* [YOUR TASK]:
Word for word, quote all of the material, omitting the pictures.

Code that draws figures
%%

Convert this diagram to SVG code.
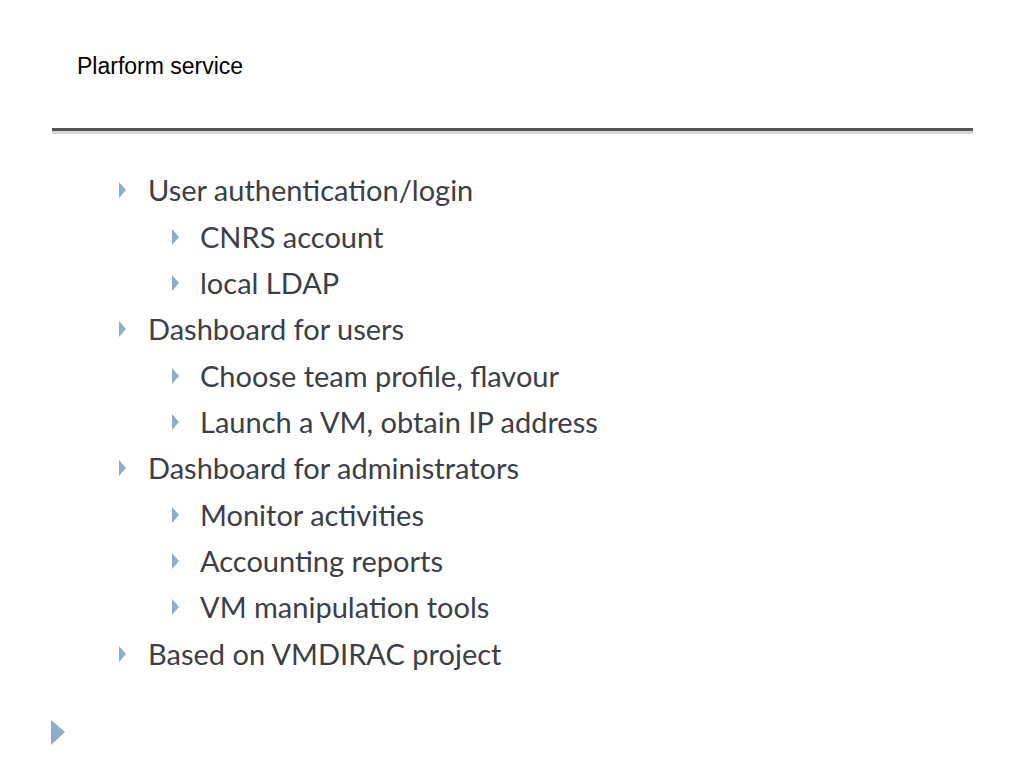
<svg xmlns="http://www.w3.org/2000/svg" width="1024" height="768" viewBox="0 0 1024 768">
<style>
.t{font-family:"Lato","Open Sans",sans-serif;font-size:29px;fill:#3b4047}
.b{fill:#8fadc8}
</style>
<rect width="1024" height="768" fill="#fff"/>
<text x="77" y="74" font-family="Liberation Sans,Arial,sans-serif" font-size="23" fill="#000">Plarform service</text>
<rect x="52" y="128" width="921" height="3" fill="#555"/>
<rect x="52" y="131" width="921" height="3" fill="#bbb" opacity="0.6"/>
<g id="bullets">
<g class="b">
<path d="M119 182 L126 190 L119 198Z"/>
<path d="M172 229 L179 237 L172 245Z"/>
<path d="M172 275 L179 283 L172 291Z"/>
<path d="M119 321 L126 329 L119 337Z"/>
<path d="M172 368 L179 376 L172 384Z"/>
<path d="M172 414 L179 422 L172 430Z"/>
<path d="M119 460 L126 468 L119 476Z"/>
<path d="M172 507 L179 515 L172 523Z"/>
<path d="M172 553 L179 561 L172 569Z"/>
<path d="M172 599 L179 607 L172 615Z"/>
<path d="M119 646 L126 654 L119 662Z"/>
</g>
<text class="t" x="148" y="201">User authentication/login</text>
<text class="t" x="200" y="248">CNRS account</text>
<text class="t" x="200" y="294">local LDAP</text>
<text class="t" x="148" y="340">Dashboard for users</text>
<text class="t" x="200" y="387">Choose team profile, flavour</text>
<text class="t" x="200" y="433">Launch a VM, obtain IP address</text>
<text class="t" x="148" y="479">Dashboard for administrators</text>
<text class="t" x="200" y="526">Monitor activities</text>
<text class="t" x="200" y="572">Accounting reports</text>
<text class="t" x="200" y="618">VM manipulation tools</text>
<text class="t" x="148" y="665">Based on VMDIRAC project</text>
</g>
<path d="M51 720 L65 732 L51 745Z" fill="#8fadc8"/>
</svg>
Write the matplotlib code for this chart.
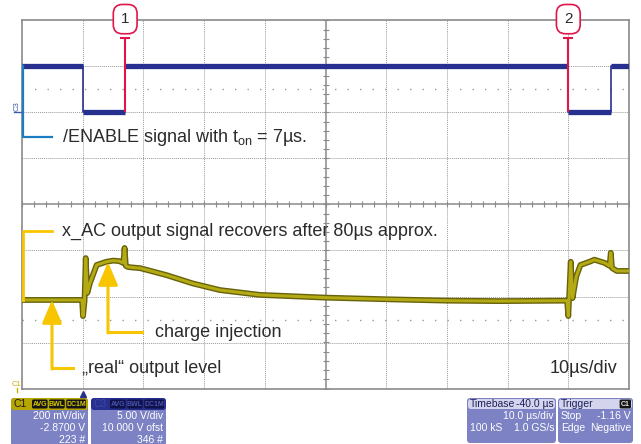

%%

* [THE COMPLETED TASK]:
Convert this diagram to SVG code.
<svg xmlns="http://www.w3.org/2000/svg" width="1024" height="768" viewBox="0 0 1024 768">
<style>
.t{font-family:"Lato","Open Sans",sans-serif;font-size:29px;fill:#3b4047}
.b{fill:#8fadc8}
</style>
<rect width="1024" height="768" fill="#fff"/>
<text x="77" y="74" font-family="Liberation Sans,Arial,sans-serif" font-size="23" fill="#000">Plarform service</text>
<rect x="52" y="128" width="921" height="3" fill="#555"/>
<rect x="52" y="131" width="921" height="3" fill="#bbb" opacity="0.6"/>
<g id="bullets">
<g class="b">
<path d="M119 182 L126 190 L119 198Z"/>
<path d="M172 229 L179 237 L172 245Z"/>
<path d="M172 275 L179 283 L172 291Z"/>
<path d="M119 321 L126 329 L119 337Z"/>
<path d="M172 368 L179 376 L172 384Z"/>
<path d="M172 414 L179 422 L172 430Z"/>
<path d="M119 460 L126 468 L119 476Z"/>
<path d="M172 507 L179 515 L172 523Z"/>
<path d="M172 553 L179 561 L172 569Z"/>
<path d="M172 599 L179 607 L172 615Z"/>
<path d="M119 646 L126 654 L119 662Z"/>
</g>
<text class="t" x="148" y="201">User authentication/login</text>
<text class="t" x="200" y="248">CNRS account</text>
<text class="t" x="200" y="294">local LDAP</text>
<text class="t" x="148" y="340">Dashboard for users</text>
<text class="t" x="200" y="387">Choose team profile, flavour</text>
<text class="t" x="200" y="433">Launch a VM, obtain IP address</text>
<text class="t" x="148" y="479">Dashboard for administrators</text>
<text class="t" x="200" y="526">Monitor activities</text>
<text class="t" x="200" y="572">Accounting reports</text>
<text class="t" x="200" y="618">VM manipulation tools</text>
<text class="t" x="148" y="665">Based on VMDIRAC project</text>
</g>
<path d="M51 720 L65 732 L51 745Z" fill="#8fadc8"/>
</svg>
Write the matplotlib code for this chart.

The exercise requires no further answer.